___ Supplied data ___
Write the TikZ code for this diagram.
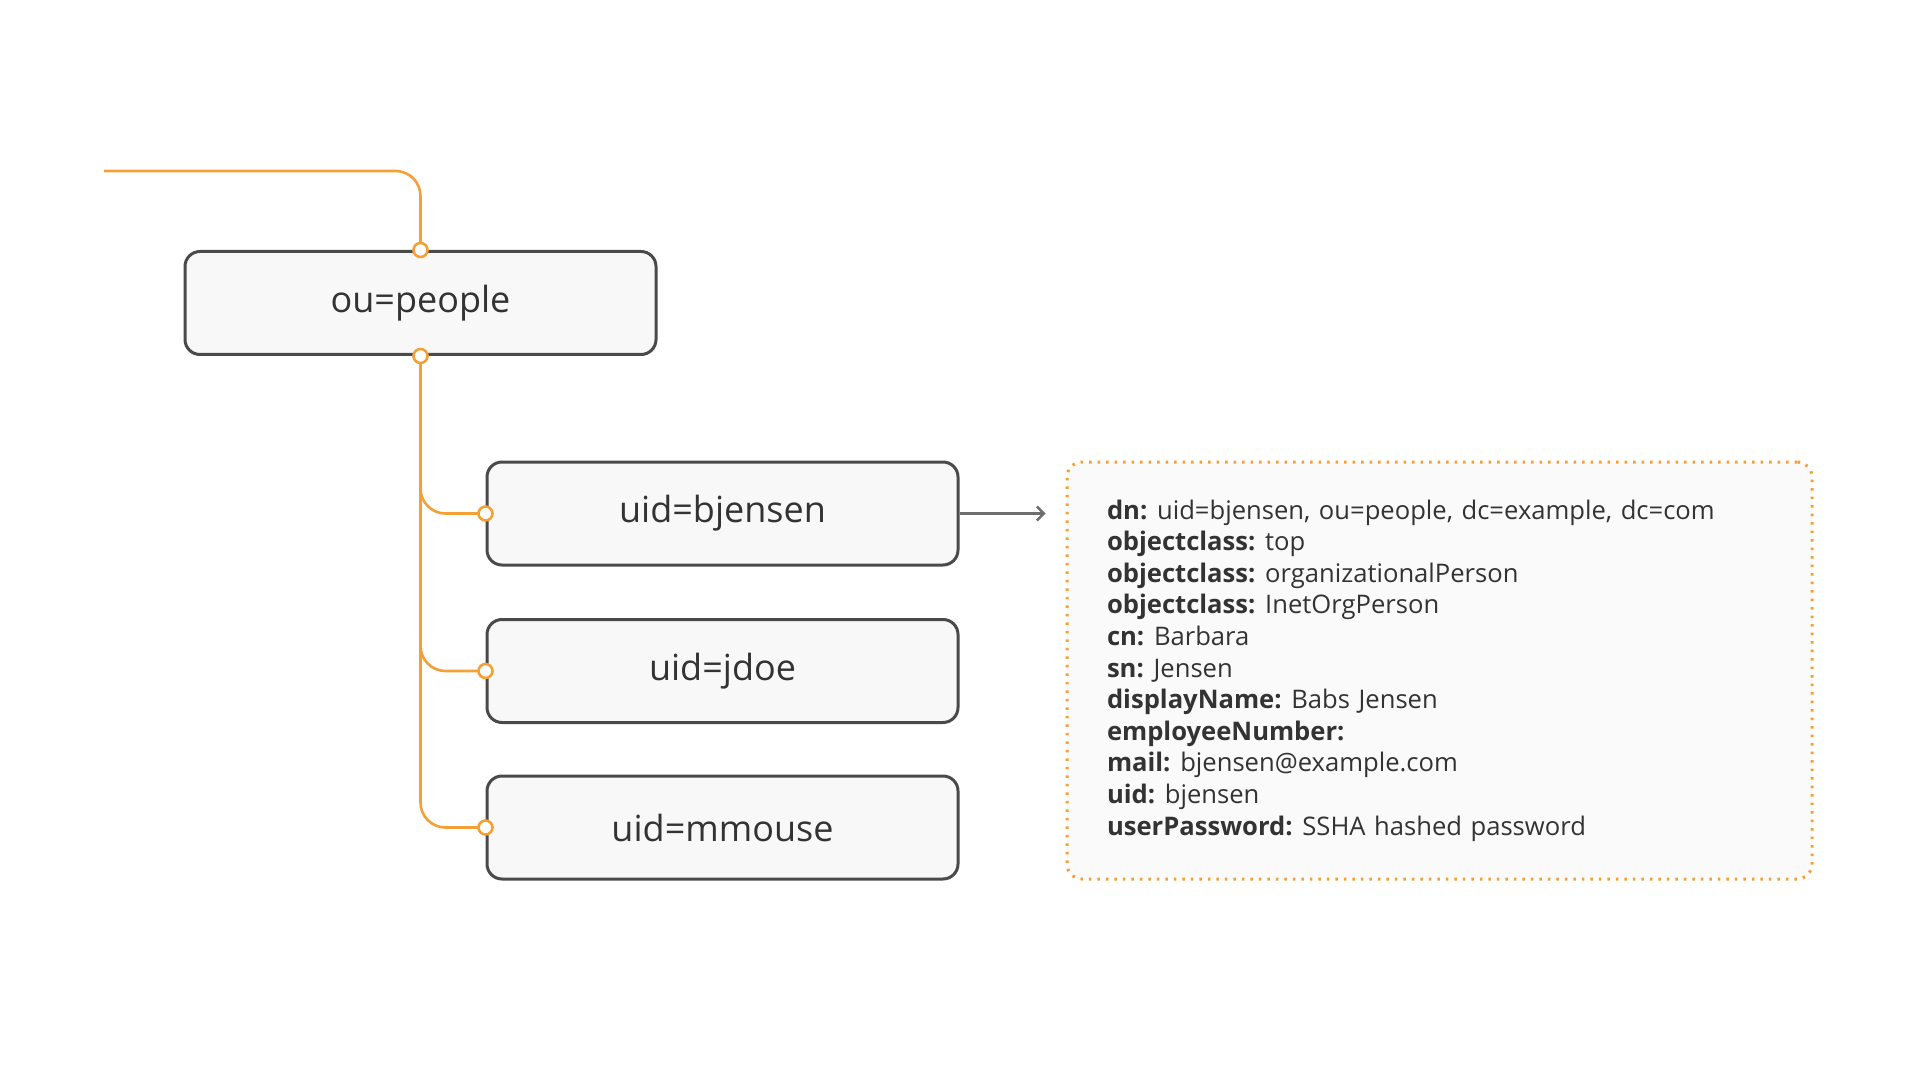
\documentclass[tikz,border=0pt]{standalone}
\usepackage{fontspec}
\setmainfont{Open Sans}
\usetikzlibrary{arrows.meta}
\newlength\PX
\setlength\PX{0.75pt}
\definecolor{orng}{HTML}{F4A037}
\definecolor{boxline}{HTML}{4A4A4A}
\definecolor{boxfill}{HTML}{F8F8F8}
\definecolor{txt}{HTML}{333333}
\tikzset{
  entry/.style={draw=boxline, line width=3\PX, fill=boxfill, rounded corners=15\PX,
    minimum width=471\PX, minimum height=103\PX, inner sep=0pt,
    text=txt, font=\fontsize{27}{32}\selectfont},
  link/.style={draw=orng, line width=2.6\PX, rounded corners=25\PX},
  port/.style={draw=orng, line width=2.6\PX, fill=white},
  detail/.style={draw=orng, line width=3\PX, dash pattern=on 2.5\PX off 6\PX,
    rounded corners=15\PX, fill=white!98!black, text=txt, align=left,
    text width=665\PX, inner xsep=40\PX, minimum height=417\PX,
    font=\fontsize{19.2}{23.7}\selectfont},
  pointer/.style={draw=boxline!80, line width=1.8pt, -{Straight Barb[length=5.25pt,width=10.5pt,line width=1.8pt]}}
}
\newcommand\kw[1]{\textbf{#1}\hspace{-0.12em}}
\begin{document}
\begin{tikzpicture}[x=0.75pt,y=-0.75pt]
\fill[white] (0,0) rectangle (1920,1080);
\useasboundingbox (0,0) rectangle (1920,1080);

\node[entry] (ou) at (420.5,303) {ou=people};
\node[entry] (bj) at (722.5,513.5) {uid=bjensen};
\node[entry] (jd) at (722.5,671) {uid=jdoe};
\node[entry] (mm) at (722.5,827.5) {uid=mmouse};

\node[detail] (dt) at (1439.5,670.5) {%
\kw{dn:} uid=bjensen, ou=people, dc=example, dc=com\\
\kw{objectclass:} top\\
\kw{objectclass:} organizationalPerson\\
\kw{objectclass:} InetOrgPerson\\
\kw{cn:} Barbara\\
\kw{sn:} Jensen\\
\kw{displayName:} Babs Jensen\\
\kw{employeeNumber:}\\
\kw{mail:} bjensen@example.com\\
\kw{uid:} bjensen\\
\kw{userPassword:} SSHA hashed password};

\coordinate (in) at (104,171);
\draw[link] (in) -| (ou.north);
\draw[link] (ou.south) |- (bj.west);
\draw[link] (ou.south) |- (jd.west);
\draw[link] (ou.south) |- (mm.west);

\foreach \n/\a in {ou/north, ou/south, bj/west, jd/west, mm/west}
  \draw[port] (\n.\a) circle (7\PX);

\draw[pointer, shorten >=15pt] (bj.east) -- (bj.east -| dt.west);
\end{tikzpicture}
\end{document}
___
### Job:
Reproduce the material word for word, minus the images.

### Result of this exercise:
Write the TikZ code for this diagram.
\documentclass[tikz,border=0pt]{standalone}
\usepackage{fontspec}
\setmainfont{Open Sans}
\usetikzlibrary{arrows.meta}
\newlength\PX
\setlength\PX{0.75pt}
\definecolor{orng}{HTML}{F4A037}
\definecolor{boxline}{HTML}{4A4A4A}
\definecolor{boxfill}{HTML}{F8F8F8}
\definecolor{txt}{HTML}{333333}
\tikzset{
  entry/.style={draw=boxline, line width=3\PX, fill=boxfill, rounded corners=15\PX,
    minimum width=471\PX, minimum height=103\PX, inner sep=0pt,
    text=txt, font=\fontsize{27}{32}\selectfont},
  link/.style={draw=orng, line width=2.6\PX, rounded corners=25\PX},
  port/.style={draw=orng, line width=2.6\PX, fill=white},
  detail/.style={draw=orng, line width=3\PX, dash pattern=on 2.5\PX off 6\PX,
    rounded corners=15\PX, fill=white!98!black, text=txt, align=left,
    text width=665\PX, inner xsep=40\PX, minimum height=417\PX,
    font=\fontsize{19.2}{23.7}\selectfont},
  pointer/.style={draw=boxline!80, line width=1.8pt, -{Straight Barb[length=5.25pt,width=10.5pt,line width=1.8pt]}}
}
\newcommand\kw[1]{\textbf{#1}\hspace{-0.12em}}
\begin{document}
\begin{tikzpicture}[x=0.75pt,y=-0.75pt]
\fill[white] (0,0) rectangle (1920,1080);
\useasboundingbox (0,0) rectangle (1920,1080);

\node[entry] (ou) at (420.5,303) {ou=people};
\node[entry] (bj) at (722.5,513.5) {uid=bjensen};
\node[entry] (jd) at (722.5,671) {uid=jdoe};
\node[entry] (mm) at (722.5,827.5) {uid=mmouse};

\node[detail] (dt) at (1439.5,670.5) {%
\kw{dn:} uid=bjensen, ou=people, dc=example, dc=com\\
\kw{objectclass:} top\\
\kw{objectclass:} organizationalPerson\\
\kw{objectclass:} InetOrgPerson\\
\kw{cn:} Barbara\\
\kw{sn:} Jensen\\
\kw{displayName:} Babs Jensen\\
\kw{employeeNumber:}\\
\kw{mail:} bjensen@example.com\\
\kw{uid:} bjensen\\
\kw{userPassword:} SSHA hashed password};

\coordinate (in) at (104,171);
\draw[link] (in) -| (ou.north);
\draw[link] (ou.south) |- (bj.west);
\draw[link] (ou.south) |- (jd.west);
\draw[link] (ou.south) |- (mm.west);

\foreach \n/\a in {ou/north, ou/south, bj/west, jd/west, mm/west}
  \draw[port] (\n.\a) circle (7\PX);

\draw[pointer, shorten >=15pt] (bj.east) -- (bj.east -| dt.west);
\end{tikzpicture}
\end{document}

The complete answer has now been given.